Nature trails, rickety wooden bridges across ponds, charming walks under canopies of trees planted just for this occasion decades ago, and even a wedding destination area, invite visitors to stroll and explore.
“We will have little cafes and eateries dotted throughout,” explained Noble, “so you can stop for a beer, a glass of wine, a snack of sai-ua hotdog or laab burrito, perhaps a corn ice-cream.
Noble says that Ori9ins will open in early December and he hopes it will attract daily visitors who will come to spend the whole day there.

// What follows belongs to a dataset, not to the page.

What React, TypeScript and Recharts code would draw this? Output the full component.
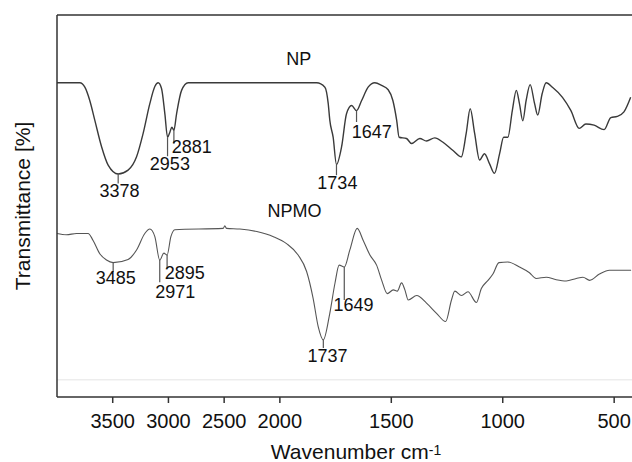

“We will have a mud run for kids – safe clean mud with nothing sharp or dangerous – as well as other activities children should enjoy. We even have our love lock bridge where we hope lovers will come and pledge their love and we have partnered with Banyan Tree to offer unique guest experiences,” he explained, saying that there will be standalone pod accommodations, with their own solar panels and grey waste water treatments, which visitors will be able to stay in. Excitingly guests will be shown a map prior to arrival so they can choose themselves exactly where they want their pod to be placed for the duration of their stay.
As we wait for Ori9ins, make sure you check out Waiting for May, the popup restaurant in town where Noble says he waits daily for his wife May to deliver the farm’s produce. With a white menu, which basically means no menu, diners get to explore Noble’s daily creativity as he plays with the freshest produce from his farm.